The integrator takes positions, velocities, and a force field, then runs a fixed number of steps \(n_{\text{steps}}\) with time step \(dt\). Because the number of steps is fixed at graph construction time, the entire trajectory is differentiable -- gradients flow from the final state back through all integration steps to the initial conditions and force field parameters.

Periodic Boundary Conditions¤

For condensed-phase simulations, the operator supports periodic boxes of configurable size. Minimum-image convention is used for distance calculations, with displacement functions that correctly handle periodic wrapping.


Why Differentiability Matters for Structural Biology¤

Traditional structural biology tools compute structures or trajectories as fixed outputs. Force field parameters are fit separately from the downstream analysis. Structure prediction does not know what function will be evaluated.

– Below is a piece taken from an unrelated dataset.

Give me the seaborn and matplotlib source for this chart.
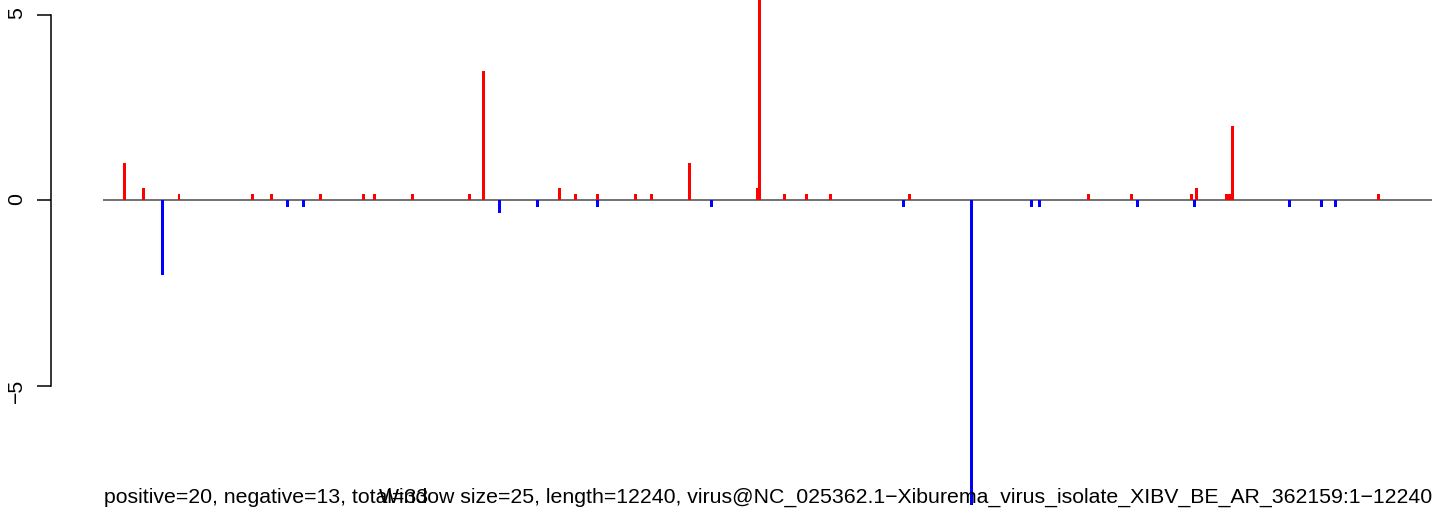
import pandas as pd
import matplotlib
matplotlib.use("Agg")
import matplotlib.pyplot as plt
import seaborn as sns

# window start (bp) and score per window
positions = [200, 375, 550, 700, 1375, 1550, 1700, 1850, 2000, 2400,
             2500, 2850, 3375, 3500, 3650, 4000, 4200, 4350, 4550, 4550,
             4900, 5050, 5400, 5600, 6025, 6050, 6275, 6475, 6700, 7375,
             7425, 8000, 8550, 8625, 9075, 9475, 9525, 10025, 10050, 10075,
             10350, 10375, 10400, 10925, 11225, 11350, 11750]
scores = [1.0, 0.33, -2.0, 0.17, 0.17, 0.17, -0.17, -0.17, 0.17, 0.17,
          0.17, 0.17, 0.17, 3.5, -0.33, -0.17, 0.33, 0.17, 0.17, -0.17,
          0.17, 0.17, 1.0, -0.17, 0.33, 6.0, 0.17, 0.17, 0.17, -0.17,
          0.17, -8.5, -0.17, -0.17, 0.17, 0.17, -0.17, 0.17, -0.17, 0.33,
          0.17, 0.17, 2.0, -0.17, -0.17, -0.17, 0.17]

genome_length = 12240
window_size = 25
n_pos, n_neg = 20, 13
seq_name = "virus@NC_025362.1\u2212Xiburema_virus_isolate_XIBV_BE_AR_362159:1\u221212240"

df = pd.DataFrame({"pos": positions, "score": scores})
df["sign"] = ["pos" if s > 0 else "neg" for s in df["score"]]

sns.set_theme(style="white")
plt.rcParams["font.family"] = ["Liberation Sans", "DejaVu Sans"]

W, H = 1444, 512
fs = 15.3
fig = plt.figure(figsize=(W / 100, H / 100), dpi=100)
ax = fig.add_axes([103 / W, 7 / H, (1432 - 103) / W, (H - 7) / H])

ax.axhline(0, color="#666666", lw=1.3, zorder=0)
sns.barplot(data=df, x="pos", y="score", hue="sign", orient="x",
            native_scale=True, dodge=False, width=1.1, errorbar=None,
            palette={"pos": "red", "neg": "blue"}, saturation=1,
            linewidth=0, legend=False, ax=ax)

ax.set_xlim(0, genome_length)
ax.set_ylim(-(505 - 200.5) / 37.1, 200.5 / 37.1)
ax.set_xlabel("")
ax.set_ylabel("")
ax.set_xticks([])
ax.set_yticks([-5, 0, 5])
ax.set_yticklabels(["\u22125", "0", "5"])
ax.tick_params(axis="y", left=True, length=10, width=1.1, pad=8,
               labelrotation=90, labelsize=fs, color="black",
               labelcolor="black")
for lab in ax.get_yticklabels():
    lab.set_va("center")

for side in ["top", "right", "bottom"]:
    ax.spines[side].set_visible(False)
ax.spines["left"].set_position(("outward", 52 * 0.72))
ax.spines["left"].set_bounds(-5, 5)
ax.spines["left"].set_color("black")
ax.spines["left"].set_linewidth(1.1)
ax.patch.set_alpha(0)

fig.text(104 / W, 9 / H, f"positive={n_pos}, negative={n_neg}, total={n_pos + n_neg}",
         ha="left", va="baseline", fontsize=fs, color="black")
fig.text(1432 / W, 9 / H,
         f"Window size={window_size}, length={genome_length}, {seq_name}",
         ha="right", va="baseline", fontsize=fs, color="black")

fig.savefig("out.png", dpi=100, facecolor="white")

DiffBio's differentiable operators enable:

  1. Structure-function optimization: A loss on RNA function (e.g., binding affinity) propagates gradients through the folding algorithm back to sequence parameters, enabling sequence design for desired structures
  2. Force field fitting: Gradients from trajectory observables (radial distribution function, diffusion coefficient) update force field parameters \(\sigma\) and \(\epsilon\) directly, replacing manual parameter tuning
  3. End-to-end MD pipelines: A loss on a trajectory property (energy minimum, structural stability) flows back through the integrator and force field to initial conditions, enabling inverse design
  4. Differentiable DSSP: Protein engineering pipelines can optimize backbone coordinates to maximize secondary structure content in target regions, with gradients from the DSSP assignment guiding the optimization

Further Reading¤

References¤

  1. Kabsch & Sander. "Dictionary of protein secondary structure: pattern recognition of hydrogen-bonded and geometrical features." Biopolymers 22, 1983.
  2. McCaskill. "The equilibrium partition function and base pair binding probabilities for RNA secondary structure." Biopolymers 29, 1990.
  3. Schoenholz & Cubuk. "JAX, M.D.: A Framework for Differentiable Physics." NeurIPS 2020.
  4. Matthies et al. "Differentiable partition function calculation for RNA." Nucleic Acids Research 52(3), 2024.